GYE Corp. Sunday, 25 March 2012

The 12 Steps & 12 Traditions (Pg 31-32) discuss why it is, that even religious people who always believed they had faith in G-d and had asked G-d for help countless times in the past, were still unable to break free of the grip of the addiction:

"This answer has to do with the quality of faith rather than its quantity. This has been our blind spot. We supposed we had humility when really we hadn't. We supposed we had been serious about religious practices when, upon honest appraisal, we found we had been only superficial. Or, going to the other extreme, we had wallowed in emotionalism and had mistaken it for true religious feeling. In both cases, we had been asking something for nothing.

The fact was, we really hadn't cleaned house so that the grace of God could enter us and expel the obsession.

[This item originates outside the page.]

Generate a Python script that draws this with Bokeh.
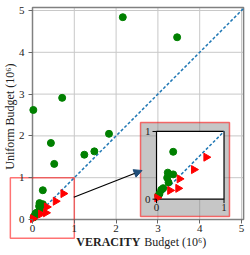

In no deep or meaningful sense had we ever taken stock of ourselves, made amends to those we had harmed, or freely given to any other human being without any demand for reward. We had not even prayed rightly. We had always said, "Grant me my wishes" instead of "Thy will be done." At no time had we asked what God's will was for us; instead we had been telling Him what it ought to be. The love of God and man we understood not at all. Therefore we remained self-deceived, and so incapable of receiving enough grace to restore us to sanity. Belief (in G-d) meant reliance.

In A.A, we saw the fruits of "quality faith": men and women spared from alcohol's final catastrophe. We saw them meet and transcend their other pains and trials. We saw them calmly accept impossible situations, seeking neither to run nor to recriminate. This was not only faith; it was faith that worked under all conditions".

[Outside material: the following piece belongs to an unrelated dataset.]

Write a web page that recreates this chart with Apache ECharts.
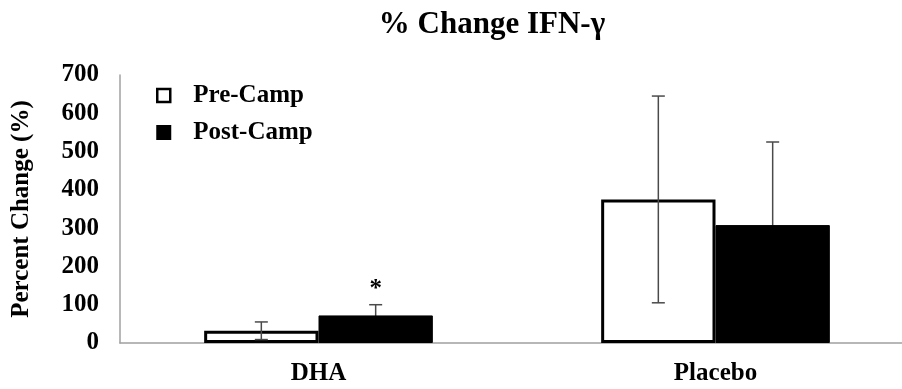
<!DOCTYPE html>
<html><head><meta charset="utf-8">
<script src="https://cdn.jsdelivr.net/npm/echarts@6/dist/echarts.min.js"></script>
<style>html,body{margin:0;padding:0;background:#fff}#c{width:902px;height:389px}</style>
</head><body><div id="c"></div>
<script>
var categories = ['DHA', 'Placebo'];
var preCamp = [32, 375];
var postCamp = [72, 308];
var preErr = [23, 270];
var postErr = [28, 217];
var postSig = ['*', ''];
var yTicks = [0, 100, 200, 300, 400, 500, 600, 700];

var FONT = '"Liberation Serif", "Times New Roman", serif';
var GAP = 0.424;

function errRender(vals, errs, side, sig) {
  return function (params, api) {
    var i = api.value(0);
    var band = api.size([1, 0])[0];
    var barW = band * (1 - GAP) / 2;
    var c = api.coord([i, vals[i]]);
    var x = c[0] + side * barW / 2;
    var top = api.coord([i, vals[i] + errs[i]])[1];
    var bot = api.coord([i, Math.max(vals[i] - errs[i], 0)])[1];
    var cap = 6.5;
    var st = { stroke: '#4a4a4a', lineWidth: 1.5 };
    var ch = [
      { type: 'line', shape: { x1: x, y1: top, x2: x, y2: bot }, style: st },
      { type: 'line', shape: { x1: x - cap, y1: top, x2: x + cap, y2: top }, style: st }
    ];
    if (vals[i] - errs[i] > 0) {
      ch.push({ type: 'line', shape: { x1: x - cap, y1: bot, x2: x + cap, y2: bot }, style: st });
    }
    if (sig && sig[i]) {
      ch.push({ type: 'text', style: { x: x, y: top - 3, text: sig[i], fill: '#000',
        font: 'bold 25px ' + FONT, align: 'center', verticalAlign: 'bottom' } });
    }
    return { type: 'group', children: ch };
  };
}

var chart = echarts.init(document.getElementById('c'));
chart.setOption({
  animation: false,
  backgroundColor: '#fff',
  title: {
    text: '% Change IFN-γ', left: 487, top: 4, textAlign: 'center',
    textStyle: { fontFamily: FONT, fontWeight: 'bold', fontSize: 31, color: '#000' }
  },
  legend: {
    left: 156, top: 83, orient: 'vertical', itemGap: 12, padding: 0,
    itemWidth: 13, itemHeight: 13, icon: 'rect',
    textStyle: { fontFamily: FONT, fontWeight: 'bold', fontSize: 25, color: '#000', padding: [0, 0, 0, 18] },
    data: [
      { name: 'Pre-Camp', itemStyle: { color: '#fff', borderColor: '#000', borderWidth: 2.5 } },
      { name: 'Post-Camp', itemStyle: { color: '#000' } }
    ]
  },
  grid: { left: 120, top: 75, right: -12, bottom: 46, containLabel: false, outerBoundsMode: 'none' },
  xAxis: {
    type: 'category', data: categories,
    axisLine: { lineStyle: { color: '#a0a0a0', width: 1.5 } },
    axisTick: { show: false },
    axisLabel: { fontFamily: FONT, fontWeight: 'bold', fontSize: 25, color: '#000', margin: 18 }
  },
  yAxis: {
    type: 'value', min: yTicks[0], max: yTicks[yTicks.length - 1], interval: 100,
    name: 'Percent Change (%)', nameLocation: 'middle', nameGap: 86, nameRotate: 90,
    nameTextStyle: { fontFamily: FONT, fontWeight: 'bold', fontSize: 25, color: '#000' },
    axisLine: { show: true, lineStyle: { color: '#a0a0a0', width: 1.5 } },
    axisTick: { show: false },
    splitLine: { show: false },
    axisLabel: { fontFamily: FONT, fontWeight: 'bold', fontSize: 25, color: '#000', margin: 21 }
  },
  series: [
    { name: 'Pre-Camp', type: 'bar', data: preCamp, barGap: '0%', barCategoryGap: (GAP * 100) + '%',
      itemStyle: { color: '#fff', borderColor: '#000', borderWidth: 3 }, z: 2 },
    { name: 'Post-Camp', type: 'bar', data: postCamp,
      itemStyle: { color: '#000', borderColor: '#000', borderWidth: 1 }, z: 2 },
    { name: 'preErr', type: 'custom', data: categories.map(function (c, i) { return [i]; }),
      renderItem: errRender(preCamp, preErr, -1, null), z: 5, silent: true, tooltip: { show: false } },
    { name: 'postErr', type: 'custom', data: categories.map(function (c, i) { return [i]; }),
      renderItem: errRender(postCamp, postErr, 1, postSig), z: 1, silent: true, tooltip: { show: false } }
  ]
});
</script></body></html>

Boruch (our 12-Step specialist) elaborated on the above idea today on the forum:

From the early 1930s until the book 'Alcoholics Anonymous' was published in 1939 there were no 12 Steps. The early AAs all became sober by a "religious conversion". The 12 Steps were designed to be a step-by-step method that would achieve that same goal. A good moshol is how the mesilas yeshorim explains, that the ten steps of Rav Pinchos ben Yair are a system for achieving the five elements of "mah Hashem Elokecho doresh mimcho - What does Hashem you G-d ask of you?".

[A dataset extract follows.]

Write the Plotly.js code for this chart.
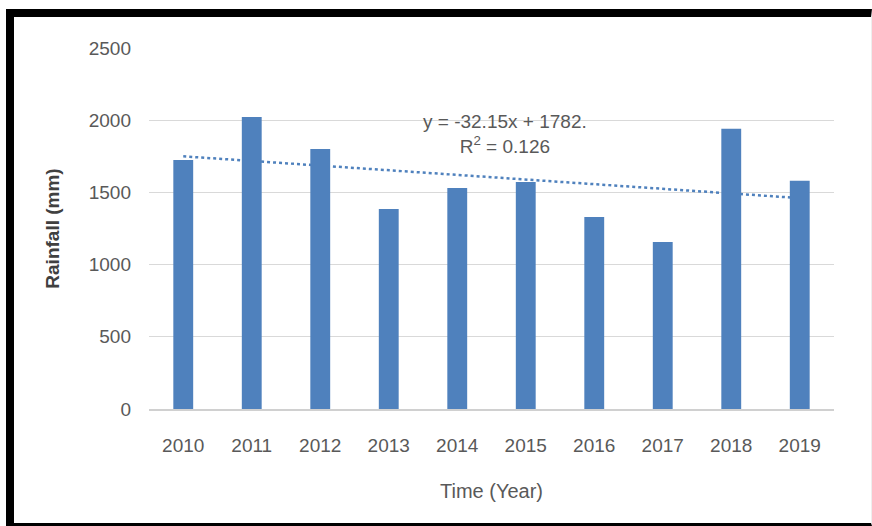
<!DOCTYPE html>
<html>
<head>
<meta charset="utf-8">
<script src="https://cdn.plot.ly/plotly-3.0.1.min.js"></script>
<style>
  html, body { margin:0; padding:0; background:#fff; }
  #chart { width:872px; height:526px; position:absolute; left:0; top:0; }
  #frame { position:absolute; left:6px; top:9px; width:866px; height:517px; box-sizing:border-box;
           border-top:8px solid #000; border-left:8px solid #000; border-bottom:3px solid #000;
           border-right:1px solid #eeeeee; pointer-events:none; }
</style>
</head>
<body>
<div id="chart"></div>
<div id="frame"></div>
<script>
// ---- data ----
const years = ['2010','2011','2012','2013','2014','2015','2016','2017','2018','2019'];
const rainfall = [1725, 2022, 1800, 1385, 1530, 1572, 1330, 1157, 1940, 1580];
const trendSlope = -32.15;
const trendIntercept = 1782;
const equationText = 'y = -32.15x + 1782.';
const r2Text = 'R<sup>2</sup> = 0.126';
const yTicks = [0, 500, 1000, 1500, 2000, 2500];

const trendY = years.map((_, i) => trendIntercept + trendSlope * (i + 1));

const textColor = '#595959';
const font = 'Liberation Sans, Arial, sans-serif';

const traces = [
  {
    type: 'scatter', mode: 'lines', x: years, y: trendY,
    xaxis: 'x', yaxis: 'y',
    line: { color: '#4f81bd', width: 2.5, dash: 'dot' },
    hoverinfo: 'skip', showlegend: false
  },
  {
    type: 'bar', x: years, y: rainfall,
    xaxis: 'x2', yaxis: 'y2',
    marker: { color: '#4f81bd' },
    showlegend: false
  }
];

const xCommon = { type: 'category', range: [-0.5, 9.5], fixedrange: true };
const yCommon = { range: [0, 2500], fixedrange: true };

const layout = {
  width: 872, height: 526,
  margin: { l: 149, r: 38, t: 48, b: 117 },
  paper_bgcolor: '#ffffff', plot_bgcolor: '#ffffff',
  bargap: 0.71,
  showlegend: false,
  font: { family: font, color: textColor, size: 18 },
  xaxis: Object.assign({}, xCommon, {
    showgrid: false, zeroline: false,
    showline: true, linecolor: '#d0d0d0', linewidth: 1.5,
    ticks: '', ticklabelstandoff: 19,
    tickfont: { family: font, size: 19, color: textColor },
    title: { text: 'Time (Year)', font: { family: font, size: 20, color: textColor }, standoff: 28 },
    automargin: false
  }),
  yaxis: Object.assign({}, yCommon, {
    tickvals: yTicks, ticktext: yTicks.map(String),
    showgrid: true, gridcolor: '#d9d9d9', gridwidth: 1,
    zeroline: false, showline: false, ticks: '',
    ticklabelstandoff: 17,
    tickfont: { family: font, size: 19, color: textColor },
    title: { text: '<b>Rainfall (mm)</b>', font: { family: font, size: 19, color: '#404040' }, standoff: 24 },
    automargin: false
  }),
  xaxis2: Object.assign({}, xCommon, { overlaying: 'x', visible: false, matches: 'x' }),
  yaxis2: Object.assign({}, yCommon, { overlaying: 'y', visible: false, matches: 'y' }),
  annotations: [
    {
      xref: 'paper', yref: 'paper', x: 0.52, y: 0.762,
      xanchor: 'center', yanchor: 'middle', align: 'center', showarrow: false,
      text: equationText + '<br>' + r2Text,
      font: { family: font, size: 19, color: textColor }
    }
  ]
};

Plotly.newPlot('chart', traces, layout, { displayModeBar: false, staticPlot: true });
</script>
</body>
</html>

So the 12 Steps of 1939 was just one method to achieve the "religious conversion" of the first 100 or so early AAs, who had achieved sobriety (over 75% of them for the rest of their lives) without the 12 Steps.

An early AA member, Clarence Snyder, the founder of the Cleveland Chapter of AA, used to explain the 12 Steps as being, in reality, only three steps.
1) Trusting G-d
2) Cleaning House
3) Helping others

And here is the meaning of these three steps:

1) "Trusting G-d" means realizing that if, on any given day, we do what we are supposed to on our side to try and stay sober and sane, then Hashem will give us 24 hours of relief - for that day only. If we do everything else that is good - but not what we need for our sobriety, G-d will not accept that. He will not give us "something for nothing".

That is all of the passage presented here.